Training freezes at “initializing ddp: GLOBAL_RANK.."

I’m trying to train LoFTR on 4 RTX 3090 GPUs on Ubuntu 18.04. When I start training, the output gets stuck on “initializing ddp: GLOBAL_RANK” and the terminal freezes (Ctrl + C won’t work anymore).

I saw that others had that problem with certain Pytorch / Pytorch Lightning versions, however i’m using pytorch-lightning==1.3.5 and pytorch=1.8.1, which noone else seemed to have problems with. Also, the authors trained LoFTR with the same environment, so I think the problem has to be somewhere else.
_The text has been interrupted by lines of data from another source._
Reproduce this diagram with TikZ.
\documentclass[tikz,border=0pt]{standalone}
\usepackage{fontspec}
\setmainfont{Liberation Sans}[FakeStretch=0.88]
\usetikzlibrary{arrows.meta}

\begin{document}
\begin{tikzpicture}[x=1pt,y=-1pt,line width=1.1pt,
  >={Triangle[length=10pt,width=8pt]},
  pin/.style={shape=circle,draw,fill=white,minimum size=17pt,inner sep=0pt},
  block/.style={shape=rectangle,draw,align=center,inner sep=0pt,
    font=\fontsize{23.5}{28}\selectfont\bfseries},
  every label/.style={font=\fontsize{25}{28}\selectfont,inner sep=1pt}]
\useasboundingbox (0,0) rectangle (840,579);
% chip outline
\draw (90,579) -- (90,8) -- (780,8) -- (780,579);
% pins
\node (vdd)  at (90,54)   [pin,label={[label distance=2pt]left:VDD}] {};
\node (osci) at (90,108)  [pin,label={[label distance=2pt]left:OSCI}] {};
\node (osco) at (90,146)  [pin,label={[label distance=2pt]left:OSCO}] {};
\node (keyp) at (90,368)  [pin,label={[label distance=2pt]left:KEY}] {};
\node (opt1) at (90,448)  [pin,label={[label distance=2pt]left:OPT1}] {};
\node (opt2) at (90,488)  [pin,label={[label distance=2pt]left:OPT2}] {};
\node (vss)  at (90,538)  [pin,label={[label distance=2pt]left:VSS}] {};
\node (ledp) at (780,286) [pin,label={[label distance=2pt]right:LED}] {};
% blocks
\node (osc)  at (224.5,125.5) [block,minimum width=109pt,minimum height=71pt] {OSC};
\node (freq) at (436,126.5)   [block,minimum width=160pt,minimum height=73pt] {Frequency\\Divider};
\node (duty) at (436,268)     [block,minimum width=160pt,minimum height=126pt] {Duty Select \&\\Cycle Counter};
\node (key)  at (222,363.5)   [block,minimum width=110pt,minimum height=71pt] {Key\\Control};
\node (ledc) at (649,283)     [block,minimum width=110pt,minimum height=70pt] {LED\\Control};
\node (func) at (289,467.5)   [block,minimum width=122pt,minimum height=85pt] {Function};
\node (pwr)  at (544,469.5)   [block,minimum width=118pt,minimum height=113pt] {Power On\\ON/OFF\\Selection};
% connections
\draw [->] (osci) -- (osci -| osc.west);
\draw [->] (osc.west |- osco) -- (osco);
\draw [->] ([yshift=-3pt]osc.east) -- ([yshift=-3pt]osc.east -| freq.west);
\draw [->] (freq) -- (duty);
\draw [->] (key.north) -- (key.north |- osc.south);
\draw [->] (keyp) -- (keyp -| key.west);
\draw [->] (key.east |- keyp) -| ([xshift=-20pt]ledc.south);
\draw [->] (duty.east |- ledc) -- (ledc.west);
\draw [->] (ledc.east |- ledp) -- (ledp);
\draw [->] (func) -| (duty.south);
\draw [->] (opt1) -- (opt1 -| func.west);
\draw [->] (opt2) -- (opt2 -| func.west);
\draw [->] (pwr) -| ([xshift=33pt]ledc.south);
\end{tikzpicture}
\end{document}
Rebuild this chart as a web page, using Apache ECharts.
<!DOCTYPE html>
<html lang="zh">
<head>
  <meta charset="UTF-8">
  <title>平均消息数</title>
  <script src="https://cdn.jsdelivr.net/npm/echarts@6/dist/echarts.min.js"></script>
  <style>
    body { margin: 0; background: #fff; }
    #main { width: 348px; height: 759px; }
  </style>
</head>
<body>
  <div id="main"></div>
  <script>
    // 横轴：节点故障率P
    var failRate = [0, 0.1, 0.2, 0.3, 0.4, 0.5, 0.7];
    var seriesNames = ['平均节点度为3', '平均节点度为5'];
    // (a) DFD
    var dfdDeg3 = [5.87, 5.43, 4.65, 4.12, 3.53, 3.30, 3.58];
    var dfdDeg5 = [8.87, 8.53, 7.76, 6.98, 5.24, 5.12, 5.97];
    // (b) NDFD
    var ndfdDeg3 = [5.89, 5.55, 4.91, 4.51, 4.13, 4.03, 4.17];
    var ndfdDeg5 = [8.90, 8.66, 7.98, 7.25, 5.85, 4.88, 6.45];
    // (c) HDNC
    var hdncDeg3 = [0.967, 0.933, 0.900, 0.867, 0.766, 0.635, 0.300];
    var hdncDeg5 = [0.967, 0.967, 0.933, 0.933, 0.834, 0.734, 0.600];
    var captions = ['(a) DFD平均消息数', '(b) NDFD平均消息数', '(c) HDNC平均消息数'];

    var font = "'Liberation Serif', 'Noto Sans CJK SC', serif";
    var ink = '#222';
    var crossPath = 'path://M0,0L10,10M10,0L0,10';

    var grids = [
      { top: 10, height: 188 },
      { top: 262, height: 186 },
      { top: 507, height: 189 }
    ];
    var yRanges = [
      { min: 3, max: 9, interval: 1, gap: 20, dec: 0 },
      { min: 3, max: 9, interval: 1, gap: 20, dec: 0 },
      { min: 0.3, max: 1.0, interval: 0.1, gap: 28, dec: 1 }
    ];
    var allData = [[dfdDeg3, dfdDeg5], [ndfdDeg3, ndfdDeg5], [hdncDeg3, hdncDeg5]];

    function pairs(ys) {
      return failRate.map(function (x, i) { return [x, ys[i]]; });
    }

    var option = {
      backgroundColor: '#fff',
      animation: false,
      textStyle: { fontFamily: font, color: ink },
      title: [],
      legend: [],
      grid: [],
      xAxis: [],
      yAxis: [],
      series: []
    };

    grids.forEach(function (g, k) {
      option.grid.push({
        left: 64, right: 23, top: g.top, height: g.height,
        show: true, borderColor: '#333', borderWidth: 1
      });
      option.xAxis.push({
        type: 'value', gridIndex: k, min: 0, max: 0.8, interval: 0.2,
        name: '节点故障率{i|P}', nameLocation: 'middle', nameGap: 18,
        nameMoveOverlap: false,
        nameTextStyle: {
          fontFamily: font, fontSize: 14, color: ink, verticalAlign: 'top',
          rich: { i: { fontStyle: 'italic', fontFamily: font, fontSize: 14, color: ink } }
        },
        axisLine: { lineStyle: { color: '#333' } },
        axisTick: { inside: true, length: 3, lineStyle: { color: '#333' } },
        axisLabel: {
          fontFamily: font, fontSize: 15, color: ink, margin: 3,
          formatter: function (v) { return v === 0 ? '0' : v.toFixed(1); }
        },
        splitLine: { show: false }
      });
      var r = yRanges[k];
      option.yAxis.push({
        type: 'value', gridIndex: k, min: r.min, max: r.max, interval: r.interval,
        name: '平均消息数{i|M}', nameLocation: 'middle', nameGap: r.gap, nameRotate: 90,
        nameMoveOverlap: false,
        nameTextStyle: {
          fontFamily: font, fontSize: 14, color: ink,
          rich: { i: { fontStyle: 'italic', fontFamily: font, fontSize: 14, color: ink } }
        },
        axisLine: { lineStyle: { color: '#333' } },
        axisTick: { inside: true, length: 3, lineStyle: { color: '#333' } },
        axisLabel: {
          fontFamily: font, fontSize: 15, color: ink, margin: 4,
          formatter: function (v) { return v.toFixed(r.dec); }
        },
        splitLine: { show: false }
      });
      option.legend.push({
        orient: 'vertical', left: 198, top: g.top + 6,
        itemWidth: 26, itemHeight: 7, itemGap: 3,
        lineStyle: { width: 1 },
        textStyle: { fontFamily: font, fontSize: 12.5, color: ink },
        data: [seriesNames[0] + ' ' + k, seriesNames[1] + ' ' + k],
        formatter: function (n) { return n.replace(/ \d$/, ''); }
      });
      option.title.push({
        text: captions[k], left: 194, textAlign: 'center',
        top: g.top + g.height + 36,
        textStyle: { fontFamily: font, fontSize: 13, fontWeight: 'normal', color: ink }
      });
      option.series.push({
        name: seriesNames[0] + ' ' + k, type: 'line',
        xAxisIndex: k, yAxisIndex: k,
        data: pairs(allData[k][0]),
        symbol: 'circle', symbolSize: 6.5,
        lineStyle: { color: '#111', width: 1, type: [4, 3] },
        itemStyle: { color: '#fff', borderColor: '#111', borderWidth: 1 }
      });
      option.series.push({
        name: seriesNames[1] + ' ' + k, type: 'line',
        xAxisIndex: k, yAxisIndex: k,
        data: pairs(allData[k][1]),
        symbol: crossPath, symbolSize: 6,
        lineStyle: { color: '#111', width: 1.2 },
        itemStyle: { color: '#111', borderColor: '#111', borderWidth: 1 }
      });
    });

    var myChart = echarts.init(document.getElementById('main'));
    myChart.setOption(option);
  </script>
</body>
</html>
Does anyone have an idea what else apart from the Pytorch / Pytorch Lightning versions could be the problem?

Thanks!

P.S. I ran the cuda p2pBandwithLatencyTest and it shows that GPUs can’t access each other. However I’m not sure if this is needed in this case or if they can just pass the information via CPU.

Try to disable p2p access via NCCL_P2P_DISABLE=1 and check if this would help.
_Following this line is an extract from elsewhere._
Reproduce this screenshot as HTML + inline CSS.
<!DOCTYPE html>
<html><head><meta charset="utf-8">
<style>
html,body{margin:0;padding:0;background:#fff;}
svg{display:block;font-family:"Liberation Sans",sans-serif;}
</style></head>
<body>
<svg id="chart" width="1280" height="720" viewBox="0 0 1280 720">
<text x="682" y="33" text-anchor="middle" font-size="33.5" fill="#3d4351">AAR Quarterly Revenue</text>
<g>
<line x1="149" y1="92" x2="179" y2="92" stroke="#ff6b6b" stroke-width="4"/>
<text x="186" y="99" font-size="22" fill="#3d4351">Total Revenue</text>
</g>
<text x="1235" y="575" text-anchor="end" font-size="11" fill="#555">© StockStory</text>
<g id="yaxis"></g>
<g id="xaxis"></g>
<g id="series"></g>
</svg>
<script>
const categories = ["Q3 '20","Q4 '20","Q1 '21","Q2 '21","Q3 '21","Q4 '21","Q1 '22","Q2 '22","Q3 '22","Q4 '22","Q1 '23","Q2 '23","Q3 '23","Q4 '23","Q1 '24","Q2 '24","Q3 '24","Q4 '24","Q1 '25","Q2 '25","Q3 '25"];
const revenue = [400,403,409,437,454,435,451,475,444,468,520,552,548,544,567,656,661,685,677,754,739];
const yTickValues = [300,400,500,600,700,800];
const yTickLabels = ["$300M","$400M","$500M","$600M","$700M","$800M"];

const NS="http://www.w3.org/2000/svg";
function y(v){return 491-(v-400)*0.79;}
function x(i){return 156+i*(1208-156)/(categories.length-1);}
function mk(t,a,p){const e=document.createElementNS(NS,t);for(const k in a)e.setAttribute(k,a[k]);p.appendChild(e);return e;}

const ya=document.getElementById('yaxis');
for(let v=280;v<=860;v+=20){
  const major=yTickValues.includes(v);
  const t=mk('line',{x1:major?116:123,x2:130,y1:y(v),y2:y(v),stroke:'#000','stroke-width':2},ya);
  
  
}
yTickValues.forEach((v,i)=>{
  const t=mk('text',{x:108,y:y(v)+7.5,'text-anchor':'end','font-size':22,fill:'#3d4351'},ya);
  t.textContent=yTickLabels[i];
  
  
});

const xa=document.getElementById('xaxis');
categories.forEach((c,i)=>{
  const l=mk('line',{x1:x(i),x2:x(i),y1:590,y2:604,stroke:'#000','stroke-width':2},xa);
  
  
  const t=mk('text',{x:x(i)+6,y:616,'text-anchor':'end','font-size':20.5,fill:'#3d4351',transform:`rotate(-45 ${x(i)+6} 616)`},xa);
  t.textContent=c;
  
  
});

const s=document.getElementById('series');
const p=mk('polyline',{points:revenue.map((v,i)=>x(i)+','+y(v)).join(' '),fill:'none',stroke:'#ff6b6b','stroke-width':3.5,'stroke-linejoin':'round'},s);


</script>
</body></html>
When i ran torch.tensor(1).cuda(), it returned

NVIDIA GeForce RTX 3090 with CUDA capability sm_86 is not compatible with the current PyTorch installation.
The current PyTorch install supports CUDA capabilities sm_37 sm_50 sm_60 sm_61 sm_70 sm_75 compute_37.

So seems to be that I have to use a higher CUDA version. Thank you!

Yes, the error shows you’ve installed a PyTorch binary with CUDA 10.2, which is not compatible with your 3090. Update PyTorch to any binary in the current stable or nightly release and it will work (as all new binaries use CUDA 11.7, 11.8, or 12.1).